→ Task brief: No images are to be carried over; print all other material exactly as it stands.

-- Start of Stored data --

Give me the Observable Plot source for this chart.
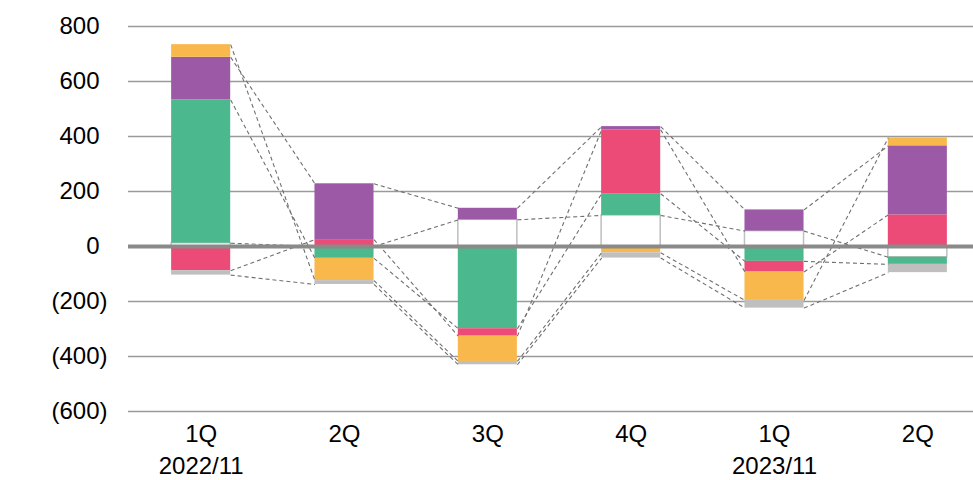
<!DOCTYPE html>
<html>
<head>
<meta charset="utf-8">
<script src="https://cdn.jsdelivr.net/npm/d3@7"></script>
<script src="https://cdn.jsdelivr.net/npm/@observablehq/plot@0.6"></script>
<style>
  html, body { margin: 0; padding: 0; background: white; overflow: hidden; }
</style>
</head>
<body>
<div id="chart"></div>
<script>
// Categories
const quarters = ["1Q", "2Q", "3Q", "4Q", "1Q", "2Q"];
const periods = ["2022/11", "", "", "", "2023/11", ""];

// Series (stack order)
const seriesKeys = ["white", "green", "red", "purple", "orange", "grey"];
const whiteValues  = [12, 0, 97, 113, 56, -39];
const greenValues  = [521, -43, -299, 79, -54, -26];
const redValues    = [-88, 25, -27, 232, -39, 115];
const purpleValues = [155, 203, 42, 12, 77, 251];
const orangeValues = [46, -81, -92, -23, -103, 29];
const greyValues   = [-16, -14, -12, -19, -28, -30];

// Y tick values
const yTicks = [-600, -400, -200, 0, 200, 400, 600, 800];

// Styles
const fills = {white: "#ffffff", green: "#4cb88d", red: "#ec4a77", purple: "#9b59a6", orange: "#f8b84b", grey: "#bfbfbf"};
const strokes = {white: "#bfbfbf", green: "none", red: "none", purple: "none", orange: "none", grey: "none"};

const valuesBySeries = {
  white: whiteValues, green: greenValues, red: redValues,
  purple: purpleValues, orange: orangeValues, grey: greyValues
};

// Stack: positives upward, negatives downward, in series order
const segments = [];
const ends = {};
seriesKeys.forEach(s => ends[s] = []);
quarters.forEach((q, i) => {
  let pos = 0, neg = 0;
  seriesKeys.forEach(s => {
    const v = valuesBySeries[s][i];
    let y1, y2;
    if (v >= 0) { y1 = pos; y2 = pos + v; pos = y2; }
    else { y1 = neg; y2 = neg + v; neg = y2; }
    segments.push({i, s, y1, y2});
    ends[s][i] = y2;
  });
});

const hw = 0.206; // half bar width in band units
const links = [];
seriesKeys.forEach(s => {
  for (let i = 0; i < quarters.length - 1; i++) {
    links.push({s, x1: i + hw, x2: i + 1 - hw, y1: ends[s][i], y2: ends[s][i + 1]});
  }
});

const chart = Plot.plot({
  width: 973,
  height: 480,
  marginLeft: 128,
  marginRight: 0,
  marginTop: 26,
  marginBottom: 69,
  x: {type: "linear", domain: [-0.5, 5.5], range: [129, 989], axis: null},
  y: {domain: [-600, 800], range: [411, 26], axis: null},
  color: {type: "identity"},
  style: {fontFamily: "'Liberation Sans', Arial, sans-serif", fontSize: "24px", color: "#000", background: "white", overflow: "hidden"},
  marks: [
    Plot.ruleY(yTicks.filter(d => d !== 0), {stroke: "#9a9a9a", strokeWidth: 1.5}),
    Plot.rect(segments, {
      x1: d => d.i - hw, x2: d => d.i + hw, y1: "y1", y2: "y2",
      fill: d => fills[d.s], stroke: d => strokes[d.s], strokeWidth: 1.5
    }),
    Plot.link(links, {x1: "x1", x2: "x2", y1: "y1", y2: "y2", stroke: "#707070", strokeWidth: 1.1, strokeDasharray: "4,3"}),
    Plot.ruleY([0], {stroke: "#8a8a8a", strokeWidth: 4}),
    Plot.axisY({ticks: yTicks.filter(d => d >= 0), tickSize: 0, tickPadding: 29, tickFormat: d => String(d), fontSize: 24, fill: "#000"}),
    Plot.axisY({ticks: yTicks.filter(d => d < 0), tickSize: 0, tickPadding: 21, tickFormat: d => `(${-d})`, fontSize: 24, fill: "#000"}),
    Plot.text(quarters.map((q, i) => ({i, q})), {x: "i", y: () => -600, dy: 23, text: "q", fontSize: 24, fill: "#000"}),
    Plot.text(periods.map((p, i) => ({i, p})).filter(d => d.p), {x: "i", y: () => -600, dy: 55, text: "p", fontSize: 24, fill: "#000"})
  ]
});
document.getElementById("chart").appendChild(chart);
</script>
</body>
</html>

-- End of Stored data --

→ Exercise result:
Give me the Observable Plot source for this chart.
<!DOCTYPE html>
<html>
<head>
<meta charset="utf-8">
<script src="https://cdn.jsdelivr.net/npm/d3@7"></script>
<script src="https://cdn.jsdelivr.net/npm/@observablehq/plot@0.6"></script>
<style>
  html, body { margin: 0; padding: 0; background: white; overflow: hidden; }
</style>
</head>
<body>
<div id="chart"></div>
<script>
// Categories
const quarters = ["1Q", "2Q", "3Q", "4Q", "1Q", "2Q"];
const periods = ["2022/11", "", "", "", "2023/11", ""];

// Series (stack order)
const seriesKeys = ["white", "green", "red", "purple", "orange", "grey"];
const whiteValues  = [12, 0, 97, 113, 56, -39];
const greenValues  = [521, -43, -299, 79, -54, -26];
const redValues    = [-88, 25, -27, 232, -39, 115];
const purpleValues = [155, 203, 42, 12, 77, 251];
const orangeValues = [46, -81, -92, -23, -103, 29];
const greyValues   = [-16, -14, -12, -19, -28, -30];

// Y tick values
const yTicks = [-600, -400, -200, 0, 200, 400, 600, 800];

// Styles
const fills = {white: "#ffffff", green: "#4cb88d", red: "#ec4a77", purple: "#9b59a6", orange: "#f8b84b", grey: "#bfbfbf"};
const strokes = {white: "#bfbfbf", green: "none", red: "none", purple: "none", orange: "none", grey: "none"};

const valuesBySeries = {
  white: whiteValues, green: greenValues, red: redValues,
  purple: purpleValues, orange: orangeValues, grey: greyValues
};

// Stack: positives upward, negatives downward, in series order
const segments = [];
const ends = {};
seriesKeys.forEach(s => ends[s] = []);
quarters.forEach((q, i) => {
  let pos = 0, neg = 0;
  seriesKeys.forEach(s => {
    const v = valuesBySeries[s][i];
    let y1, y2;
    if (v >= 0) { y1 = pos; y2 = pos + v; pos = y2; }
    else { y1 = neg; y2 = neg + v; neg = y2; }
    segments.push({i, s, y1, y2});
    ends[s][i] = y2;
  });
});

const hw = 0.206; // half bar width in band units
const links = [];
seriesKeys.forEach(s => {
  for (let i = 0; i < quarters.length - 1; i++) {
    links.push({s, x1: i + hw, x2: i + 1 - hw, y1: ends[s][i], y2: ends[s][i + 1]});
  }
});

const chart = Plot.plot({
  width: 973,
  height: 480,
  marginLeft: 128,
  marginRight: 0,
  marginTop: 26,
  marginBottom: 69,
  x: {type: "linear", domain: [-0.5, 5.5], range: [129, 989], axis: null},
  y: {domain: [-600, 800], range: [411, 26], axis: null},
  color: {type: "identity"},
  style: {fontFamily: "'Liberation Sans', Arial, sans-serif", fontSize: "24px", color: "#000", background: "white", overflow: "hidden"},
  marks: [
    Plot.ruleY(yTicks.filter(d => d !== 0), {stroke: "#9a9a9a", strokeWidth: 1.5}),
    Plot.rect(segments, {
      x1: d => d.i - hw, x2: d => d.i + hw, y1: "y1", y2: "y2",
      fill: d => fills[d.s], stroke: d => strokes[d.s], strokeWidth: 1.5
    }),
    Plot.link(links, {x1: "x1", x2: "x2", y1: "y1", y2: "y2", stroke: "#707070", strokeWidth: 1.1, strokeDasharray: "4,3"}),
    Plot.ruleY([0], {stroke: "#8a8a8a", strokeWidth: 4}),
    Plot.axisY({ticks: yTicks.filter(d => d >= 0), tickSize: 0, tickPadding: 29, tickFormat: d => String(d), fontSize: 24, fill: "#000"}),
    Plot.axisY({ticks: yTicks.filter(d => d < 0), tickSize: 0, tickPadding: 21, tickFormat: d => `(${-d})`, fontSize: 24, fill: "#000"}),
    Plot.text(quarters.map((q, i) => ({i, q})), {x: "i", y: () => -600, dy: 23, text: "q", fontSize: 24, fill: "#000"}),
    Plot.text(periods.map((p, i) => ({i, p})).filter(d => d.p), {x: "i", y: () => -600, dy: 55, text: "p", fontSize: 24, fill: "#000"})
  ]
});
document.getElementById("chart").appendChild(chart);
</script>
</body>
</html>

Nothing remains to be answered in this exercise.